● Problem statement
Take the listing and print it in full, exactly as given.

● Recorded data

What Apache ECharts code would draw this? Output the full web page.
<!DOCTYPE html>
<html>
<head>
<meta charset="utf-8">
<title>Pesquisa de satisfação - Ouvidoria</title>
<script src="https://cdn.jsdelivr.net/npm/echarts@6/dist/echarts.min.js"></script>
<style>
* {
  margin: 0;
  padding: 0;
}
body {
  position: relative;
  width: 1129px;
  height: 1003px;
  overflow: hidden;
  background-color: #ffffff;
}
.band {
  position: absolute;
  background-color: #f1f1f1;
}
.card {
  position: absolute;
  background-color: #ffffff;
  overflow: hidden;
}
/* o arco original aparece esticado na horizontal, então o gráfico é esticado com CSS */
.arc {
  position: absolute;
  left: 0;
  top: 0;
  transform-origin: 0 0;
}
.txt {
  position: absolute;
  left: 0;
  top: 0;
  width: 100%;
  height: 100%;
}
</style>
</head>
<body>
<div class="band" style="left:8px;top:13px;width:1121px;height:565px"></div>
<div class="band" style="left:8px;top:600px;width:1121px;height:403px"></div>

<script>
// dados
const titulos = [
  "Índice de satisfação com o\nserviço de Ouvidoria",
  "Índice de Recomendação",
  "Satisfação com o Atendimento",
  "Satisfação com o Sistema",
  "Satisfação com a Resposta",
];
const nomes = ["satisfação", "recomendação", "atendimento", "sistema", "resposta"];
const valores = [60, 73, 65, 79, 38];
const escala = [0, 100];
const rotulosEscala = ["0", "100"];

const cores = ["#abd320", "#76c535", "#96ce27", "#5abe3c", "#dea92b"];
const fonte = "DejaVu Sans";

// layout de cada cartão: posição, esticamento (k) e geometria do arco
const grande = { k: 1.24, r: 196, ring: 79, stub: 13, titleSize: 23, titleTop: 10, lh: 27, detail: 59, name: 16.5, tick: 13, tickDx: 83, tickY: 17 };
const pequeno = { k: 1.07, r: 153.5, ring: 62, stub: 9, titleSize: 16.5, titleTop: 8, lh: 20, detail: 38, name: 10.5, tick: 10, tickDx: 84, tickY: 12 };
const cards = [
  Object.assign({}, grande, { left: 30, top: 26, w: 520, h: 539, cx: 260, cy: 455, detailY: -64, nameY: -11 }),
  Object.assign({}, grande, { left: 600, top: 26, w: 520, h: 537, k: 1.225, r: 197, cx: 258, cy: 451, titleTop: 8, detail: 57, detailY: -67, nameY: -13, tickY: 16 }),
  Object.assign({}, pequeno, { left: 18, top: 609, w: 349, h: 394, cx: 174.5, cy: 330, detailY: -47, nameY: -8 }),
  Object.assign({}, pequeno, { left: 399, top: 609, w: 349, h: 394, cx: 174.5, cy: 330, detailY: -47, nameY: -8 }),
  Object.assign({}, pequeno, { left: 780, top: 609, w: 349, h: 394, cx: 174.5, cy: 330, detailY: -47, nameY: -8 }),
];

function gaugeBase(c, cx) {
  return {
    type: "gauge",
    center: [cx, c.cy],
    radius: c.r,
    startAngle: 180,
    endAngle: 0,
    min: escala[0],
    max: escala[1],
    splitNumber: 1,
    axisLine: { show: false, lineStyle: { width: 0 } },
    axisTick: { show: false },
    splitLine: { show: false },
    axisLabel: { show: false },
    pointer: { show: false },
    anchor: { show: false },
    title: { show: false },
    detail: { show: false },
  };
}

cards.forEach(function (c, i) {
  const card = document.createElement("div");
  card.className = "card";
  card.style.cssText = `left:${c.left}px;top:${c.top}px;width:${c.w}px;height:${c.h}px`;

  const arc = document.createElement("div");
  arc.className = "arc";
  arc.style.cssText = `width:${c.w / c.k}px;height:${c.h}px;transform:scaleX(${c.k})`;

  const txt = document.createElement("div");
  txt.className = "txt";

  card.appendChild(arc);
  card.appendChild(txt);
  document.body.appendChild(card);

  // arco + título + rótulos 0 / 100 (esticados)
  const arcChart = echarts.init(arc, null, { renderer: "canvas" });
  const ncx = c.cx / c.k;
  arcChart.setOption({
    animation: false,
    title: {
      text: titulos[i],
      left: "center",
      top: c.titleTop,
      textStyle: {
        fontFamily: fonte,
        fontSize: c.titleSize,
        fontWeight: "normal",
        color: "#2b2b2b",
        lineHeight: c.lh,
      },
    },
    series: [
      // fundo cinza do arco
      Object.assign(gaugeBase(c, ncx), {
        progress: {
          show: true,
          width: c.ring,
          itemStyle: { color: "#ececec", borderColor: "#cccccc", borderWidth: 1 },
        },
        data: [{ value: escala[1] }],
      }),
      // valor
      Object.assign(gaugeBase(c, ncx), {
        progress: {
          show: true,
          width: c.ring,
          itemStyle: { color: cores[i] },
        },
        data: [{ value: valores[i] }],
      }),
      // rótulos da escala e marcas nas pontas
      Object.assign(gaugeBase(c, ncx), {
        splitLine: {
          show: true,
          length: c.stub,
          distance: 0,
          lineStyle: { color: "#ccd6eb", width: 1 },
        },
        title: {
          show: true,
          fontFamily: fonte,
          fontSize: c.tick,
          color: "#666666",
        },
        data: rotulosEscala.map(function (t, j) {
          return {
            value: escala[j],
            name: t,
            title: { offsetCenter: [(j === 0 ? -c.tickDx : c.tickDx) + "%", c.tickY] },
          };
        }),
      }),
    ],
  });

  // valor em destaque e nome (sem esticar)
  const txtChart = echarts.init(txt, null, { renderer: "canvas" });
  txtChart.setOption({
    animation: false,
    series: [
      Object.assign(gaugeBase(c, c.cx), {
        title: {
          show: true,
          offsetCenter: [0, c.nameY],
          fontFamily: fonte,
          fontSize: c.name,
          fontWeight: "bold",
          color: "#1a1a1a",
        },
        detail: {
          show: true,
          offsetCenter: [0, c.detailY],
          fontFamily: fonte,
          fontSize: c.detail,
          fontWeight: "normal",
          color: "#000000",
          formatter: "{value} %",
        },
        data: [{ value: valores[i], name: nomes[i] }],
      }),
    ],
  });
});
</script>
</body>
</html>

● Exercise answer
What Apache ECharts code would draw this? Output the full web page.
<!DOCTYPE html>
<html>
<head>
<meta charset="utf-8">
<title>Pesquisa de satisfação - Ouvidoria</title>
<script src="https://cdn.jsdelivr.net/npm/echarts@6/dist/echarts.min.js"></script>
<style>
* {
  margin: 0;
  padding: 0;
}
body {
  position: relative;
  width: 1129px;
  height: 1003px;
  overflow: hidden;
  background-color: #ffffff;
}
.band {
  position: absolute;
  background-color: #f1f1f1;
}
.card {
  position: absolute;
  background-color: #ffffff;
  overflow: hidden;
}
/* o arco original aparece esticado na horizontal, então o gráfico é esticado com CSS */
.arc {
  position: absolute;
  left: 0;
  top: 0;
  transform-origin: 0 0;
}
.txt {
  position: absolute;
  left: 0;
  top: 0;
  width: 100%;
  height: 100%;
}
</style>
</head>
<body>
<div class="band" style="left:8px;top:13px;width:1121px;height:565px"></div>
<div class="band" style="left:8px;top:600px;width:1121px;height:403px"></div>

<script>
// dados
const titulos = [
  "Índice de satisfação com o\nserviço de Ouvidoria",
  "Índice de Recomendação",
  "Satisfação com o Atendimento",
  "Satisfação com o Sistema",
  "Satisfação com a Resposta",
];
const nomes = ["satisfação", "recomendação", "atendimento", "sistema", "resposta"];
const valores = [60, 73, 65, 79, 38];
const escala = [0, 100];
const rotulosEscala = ["0", "100"];

const cores = ["#abd320", "#76c535", "#96ce27", "#5abe3c", "#dea92b"];
const fonte = "DejaVu Sans";

// layout de cada cartão: posição, esticamento (k) e geometria do arco
const grande = { k: 1.24, r: 196, ring: 79, stub: 13, titleSize: 23, titleTop: 10, lh: 27, detail: 59, name: 16.5, tick: 13, tickDx: 83, tickY: 17 };
const pequeno = { k: 1.07, r: 153.5, ring: 62, stub: 9, titleSize: 16.5, titleTop: 8, lh: 20, detail: 38, name: 10.5, tick: 10, tickDx: 84, tickY: 12 };
const cards = [
  Object.assign({}, grande, { left: 30, top: 26, w: 520, h: 539, cx: 260, cy: 455, detailY: -64, nameY: -11 }),
  Object.assign({}, grande, { left: 600, top: 26, w: 520, h: 537, k: 1.225, r: 197, cx: 258, cy: 451, titleTop: 8, detail: 57, detailY: -67, nameY: -13, tickY: 16 }),
  Object.assign({}, pequeno, { left: 18, top: 609, w: 349, h: 394, cx: 174.5, cy: 330, detailY: -47, nameY: -8 }),
  Object.assign({}, pequeno, { left: 399, top: 609, w: 349, h: 394, cx: 174.5, cy: 330, detailY: -47, nameY: -8 }),
  Object.assign({}, pequeno, { left: 780, top: 609, w: 349, h: 394, cx: 174.5, cy: 330, detailY: -47, nameY: -8 }),
];

function gaugeBase(c, cx) {
  return {
    type: "gauge",
    center: [cx, c.cy],
    radius: c.r,
    startAngle: 180,
    endAngle: 0,
    min: escala[0],
    max: escala[1],
    splitNumber: 1,
    axisLine: { show: false, lineStyle: { width: 0 } },
    axisTick: { show: false },
    splitLine: { show: false },
    axisLabel: { show: false },
    pointer: { show: false },
    anchor: { show: false },
    title: { show: false },
    detail: { show: false },
  };
}

cards.forEach(function (c, i) {
  const card = document.createElement("div");
  card.className = "card";
  card.style.cssText = `left:${c.left}px;top:${c.top}px;width:${c.w}px;height:${c.h}px`;

  const arc = document.createElement("div");
  arc.className = "arc";
  arc.style.cssText = `width:${c.w / c.k}px;height:${c.h}px;transform:scaleX(${c.k})`;

  const txt = document.createElement("div");
  txt.className = "txt";

  card.appendChild(arc);
  card.appendChild(txt);
  document.body.appendChild(card);

  // arco + título + rótulos 0 / 100 (esticados)
  const arcChart = echarts.init(arc, null, { renderer: "canvas" });
  const ncx = c.cx / c.k;
  arcChart.setOption({
    animation: false,
    title: {
      text: titulos[i],
      left: "center",
      top: c.titleTop,
      textStyle: {
        fontFamily: fonte,
        fontSize: c.titleSize,
        fontWeight: "normal",
        color: "#2b2b2b",
        lineHeight: c.lh,
      },
    },
    series: [
      // fundo cinza do arco
      Object.assign(gaugeBase(c, ncx), {
        progress: {
          show: true,
          width: c.ring,
          itemStyle: { color: "#ececec", borderColor: "#cccccc", borderWidth: 1 },
        },
        data: [{ value: escala[1] }],
      }),
      // valor
      Object.assign(gaugeBase(c, ncx), {
        progress: {
          show: true,
          width: c.ring,
          itemStyle: { color: cores[i] },
        },
        data: [{ value: valores[i] }],
      }),
      // rótulos da escala e marcas nas pontas
      Object.assign(gaugeBase(c, ncx), {
        splitLine: {
          show: true,
          length: c.stub,
          distance: 0,
          lineStyle: { color: "#ccd6eb", width: 1 },
        },
        title: {
          show: true,
          fontFamily: fonte,
          fontSize: c.tick,
          color: "#666666",
        },
        data: rotulosEscala.map(function (t, j) {
          return {
            value: escala[j],
            name: t,
            title: { offsetCenter: [(j === 0 ? -c.tickDx : c.tickDx) + "%", c.tickY] },
          };
        }),
      }),
    ],
  });

  // valor em destaque e nome (sem esticar)
  const txtChart = echarts.init(txt, null, { renderer: "canvas" });
  txtChart.setOption({
    animation: false,
    series: [
      Object.assign(gaugeBase(c, c.cx), {
        title: {
          show: true,
          offsetCenter: [0, c.nameY],
          fontFamily: fonte,
          fontSize: c.name,
          fontWeight: "bold",
          color: "#1a1a1a",
        },
        detail: {
          show: true,
          offsetCenter: [0, c.detailY],
          fontFamily: fonte,
          fontSize: c.detail,
          fontWeight: "normal",
          color: "#000000",
          formatter: "{value} %",
        },
        data: [{ value: valores[i], name: nomes[i] }],
      }),
    ],
  });
});
</script>
</body>
</html>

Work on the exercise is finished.